Back in 2008, students at the Ron Clark Academy became overnight celebrities after their politically-themed rendition of T.I.’s “Whatever You Like” attracted milliions of views on YouTube. The students, who penned the song “You Can Vote However You Like” to emphasize that voters should choose a candidate based on their political opinions and not on their race, were famous for their singing, dancing and rhyming skills.
Beneath the surface of this story lies an important lesson that has nothing to do with elections, rapping or YouTube. Ron Clark, winner of a Disney Teacher of the Year Award, sets high expectations for his students – in terms of behavior, academic engagement, global awareness, creativity and post-high school plans. By engaging his students and exposing them to a wide array of experiences and teaching methods, Clark has molded inquisitive, informed, globally aware young citizens.

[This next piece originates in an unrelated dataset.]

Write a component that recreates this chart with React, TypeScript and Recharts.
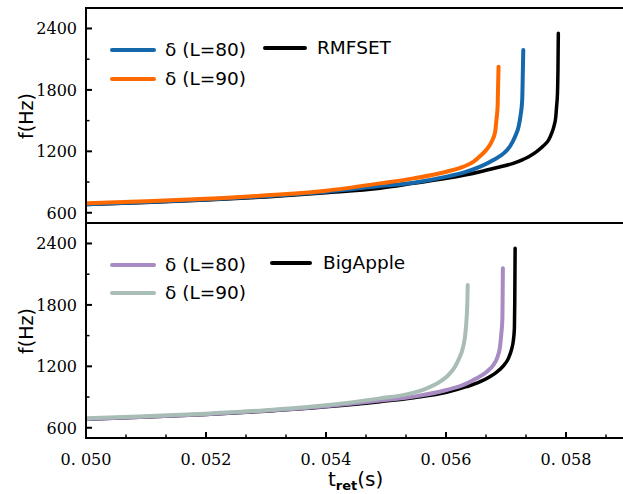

Ron Clark Academy’s unique, creative, college-focused culture is a model for other schools around the country. The school’s teacher buy-in is exceptional: instructors mold their lesson plans to promote “education, solid values, and a passion for learning” in every subject.
As you watch the YouTube video below, consider the results if this powerful model were implemented across the country. What sort of improvementss would be possible if every school set – and supported – such high expectations and discovered such creative ways to engage their students in interactive learning?
YouTube Student Stars Still Rapping to Learn
By Dana Rosenblatt
ATLANTA, Georgia (CNN)– Seventh graders at Ron Clark Academy became an overnight sensation during the presidential election when their YouTube performance of “You Can Vote However You Like” catapulted them to online stardom.
“The higher the expectations, the higher the results,” says Ron Clark, seen here with his students.
Now, their creative and scholastic talents have proved the students to be more than just “one hit wonders.” Academy students showcased their poetry and writings for CNN’s documentary “Black in America 2,” hosted by Soledad O’Brien.
Cultivating student creativity is just one of the goals of academy founder Ron Clark, an enigmatic educator known for his unconventional teaching methods.
Under his strict tutelage, students at Ron Clark — who are predominantly African-American — are expected to excel in all subjects and maintain a high standard of respect for their peers and teachers.
“I’m teaching an eighth-grade curriculum to fifth-graders,” says Clark. “Some people say my expectations of the kids, academically, is too high, but the higher the expectations, the higher the results.”
But with high academic expectations come an equally high quotient for fun.